Do you object to the American government spending trillions? If you do advocate that the government be thrifty and responsible, you are a racist. That pejorative racist is used even more today than ever. In fact, it has lost its sting, as it is liberally used to smear anyone who disagrees with the likes of Sandy Cortez, aka Alexandria Ocasio-Cortez (who now advocates reparations for illegal aliens) about anything.
In bygone days it was a horrible label used for the truly racist; the contemporary definition is anyone who disagrees with hard-core socialists, even those who refer to themselves as the liberals of old. Even the Rev. Martin Luther King has been called a racist because he used the terms colored and negro, which were totally socially and politically acceptable in the 1960/70s.

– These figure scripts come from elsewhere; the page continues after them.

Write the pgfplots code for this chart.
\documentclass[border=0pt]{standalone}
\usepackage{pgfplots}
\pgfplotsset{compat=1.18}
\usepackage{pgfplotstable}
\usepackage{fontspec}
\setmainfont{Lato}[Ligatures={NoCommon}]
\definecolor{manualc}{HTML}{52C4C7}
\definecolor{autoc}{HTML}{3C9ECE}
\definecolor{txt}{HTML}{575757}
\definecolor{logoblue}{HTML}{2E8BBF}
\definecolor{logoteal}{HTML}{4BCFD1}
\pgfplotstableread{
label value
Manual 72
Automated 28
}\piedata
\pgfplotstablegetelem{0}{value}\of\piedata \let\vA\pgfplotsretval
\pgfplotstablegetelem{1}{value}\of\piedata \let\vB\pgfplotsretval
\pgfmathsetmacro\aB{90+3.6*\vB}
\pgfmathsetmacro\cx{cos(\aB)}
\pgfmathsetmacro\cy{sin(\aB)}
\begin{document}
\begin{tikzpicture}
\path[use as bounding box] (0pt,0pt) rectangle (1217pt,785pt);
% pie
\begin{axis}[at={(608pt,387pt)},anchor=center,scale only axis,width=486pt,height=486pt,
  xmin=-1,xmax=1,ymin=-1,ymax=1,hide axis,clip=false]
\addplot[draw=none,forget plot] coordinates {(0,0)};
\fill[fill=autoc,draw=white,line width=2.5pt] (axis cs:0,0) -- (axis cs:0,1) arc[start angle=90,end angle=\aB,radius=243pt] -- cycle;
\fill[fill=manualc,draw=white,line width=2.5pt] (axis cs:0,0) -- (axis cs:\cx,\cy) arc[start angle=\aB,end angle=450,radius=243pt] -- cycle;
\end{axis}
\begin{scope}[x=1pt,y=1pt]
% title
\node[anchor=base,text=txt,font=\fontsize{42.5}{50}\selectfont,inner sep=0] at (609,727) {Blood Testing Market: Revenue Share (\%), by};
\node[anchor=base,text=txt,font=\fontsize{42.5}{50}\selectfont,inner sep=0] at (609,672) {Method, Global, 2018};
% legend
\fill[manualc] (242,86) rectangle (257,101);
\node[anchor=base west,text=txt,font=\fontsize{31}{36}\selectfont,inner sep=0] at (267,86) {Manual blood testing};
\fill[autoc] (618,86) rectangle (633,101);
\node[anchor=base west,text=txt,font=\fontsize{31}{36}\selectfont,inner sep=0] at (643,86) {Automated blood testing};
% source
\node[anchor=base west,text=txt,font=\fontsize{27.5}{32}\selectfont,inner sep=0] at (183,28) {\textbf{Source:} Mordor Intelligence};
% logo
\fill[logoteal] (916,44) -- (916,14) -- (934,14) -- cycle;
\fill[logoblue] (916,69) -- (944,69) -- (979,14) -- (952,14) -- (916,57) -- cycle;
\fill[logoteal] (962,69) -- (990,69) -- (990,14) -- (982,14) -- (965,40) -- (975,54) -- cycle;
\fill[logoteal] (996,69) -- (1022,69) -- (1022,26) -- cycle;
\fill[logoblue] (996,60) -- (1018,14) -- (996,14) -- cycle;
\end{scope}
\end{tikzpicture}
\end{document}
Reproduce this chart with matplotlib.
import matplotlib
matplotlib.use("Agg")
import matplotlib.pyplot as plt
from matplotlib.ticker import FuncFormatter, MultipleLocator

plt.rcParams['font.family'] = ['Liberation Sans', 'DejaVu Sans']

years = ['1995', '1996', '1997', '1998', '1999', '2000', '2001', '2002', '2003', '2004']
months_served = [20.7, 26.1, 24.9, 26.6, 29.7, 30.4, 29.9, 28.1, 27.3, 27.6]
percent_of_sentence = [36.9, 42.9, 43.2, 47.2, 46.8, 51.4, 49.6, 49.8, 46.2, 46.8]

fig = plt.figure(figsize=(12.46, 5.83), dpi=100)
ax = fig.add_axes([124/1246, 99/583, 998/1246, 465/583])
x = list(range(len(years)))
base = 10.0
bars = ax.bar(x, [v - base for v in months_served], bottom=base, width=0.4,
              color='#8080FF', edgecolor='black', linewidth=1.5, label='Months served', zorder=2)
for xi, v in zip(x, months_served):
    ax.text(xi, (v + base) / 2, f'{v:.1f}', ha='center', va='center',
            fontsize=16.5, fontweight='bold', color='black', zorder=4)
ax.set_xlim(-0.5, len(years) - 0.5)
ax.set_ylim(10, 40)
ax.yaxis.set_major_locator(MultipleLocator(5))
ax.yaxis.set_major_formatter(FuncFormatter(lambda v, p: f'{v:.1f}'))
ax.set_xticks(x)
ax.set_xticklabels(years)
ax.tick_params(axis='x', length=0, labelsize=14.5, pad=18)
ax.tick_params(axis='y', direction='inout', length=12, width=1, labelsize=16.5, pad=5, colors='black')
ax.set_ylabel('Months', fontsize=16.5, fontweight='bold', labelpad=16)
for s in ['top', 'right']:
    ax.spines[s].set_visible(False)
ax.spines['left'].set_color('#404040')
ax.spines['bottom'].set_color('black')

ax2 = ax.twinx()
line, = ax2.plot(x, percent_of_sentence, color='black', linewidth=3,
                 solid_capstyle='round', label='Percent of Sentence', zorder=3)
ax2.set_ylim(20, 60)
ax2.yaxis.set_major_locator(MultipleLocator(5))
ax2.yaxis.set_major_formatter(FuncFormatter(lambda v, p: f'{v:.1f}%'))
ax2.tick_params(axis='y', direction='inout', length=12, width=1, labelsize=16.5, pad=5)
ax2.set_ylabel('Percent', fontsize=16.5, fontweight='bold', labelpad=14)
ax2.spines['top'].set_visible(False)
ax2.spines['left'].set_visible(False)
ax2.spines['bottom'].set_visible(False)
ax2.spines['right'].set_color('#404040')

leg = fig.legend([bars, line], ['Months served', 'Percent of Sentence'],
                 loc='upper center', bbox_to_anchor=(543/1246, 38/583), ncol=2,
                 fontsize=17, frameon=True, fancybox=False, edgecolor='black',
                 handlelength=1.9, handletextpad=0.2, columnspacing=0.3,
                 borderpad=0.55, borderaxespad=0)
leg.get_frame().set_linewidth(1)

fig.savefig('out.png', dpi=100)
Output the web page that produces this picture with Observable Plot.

In the infrastructure plan is more money for what USA Today calls “Quality of life at home programs” than transportation infrastructure. The $35 billion for “technology addressing the climate crisis;” perhaps President Biden needs to assign Vice President Kamala Harris to oversee the climate crisis — if he did it ceases being a crisis, like the crisis at the southern border is not a crisis.
A good bit of the infrastructure plan has more to do with expanding federal power than infrastructure; the bill creates nine new government departments that I have found. The socialist left has learned that if you give away “free stuff,” people will not object to becoming even more subjugated by the government.
Reading the bill, I looked at the $100 billion for high-speed broadband as a good thing; we do not currently have access to it. Taking a few minutes to think it over, I realized that Michigan could solve the problem by allowing villages, townships and counties to negotiate with providers for increased access in exchange for a limited time contract to exclusively use that provider, as many other states currently do.
President Biden has proposed or passed new spending bills costing over seven trillion dollars; if he keeps going, it may add up to real money. My opinion.
Coward. You will not post my words to your blog. This is crap and you know it. This bill saves money, not spends it.
It is I, the editor, who occasionally refuses to post your submission, particularly when I believe they contribute nothing to the debate, other than playground-style name calling.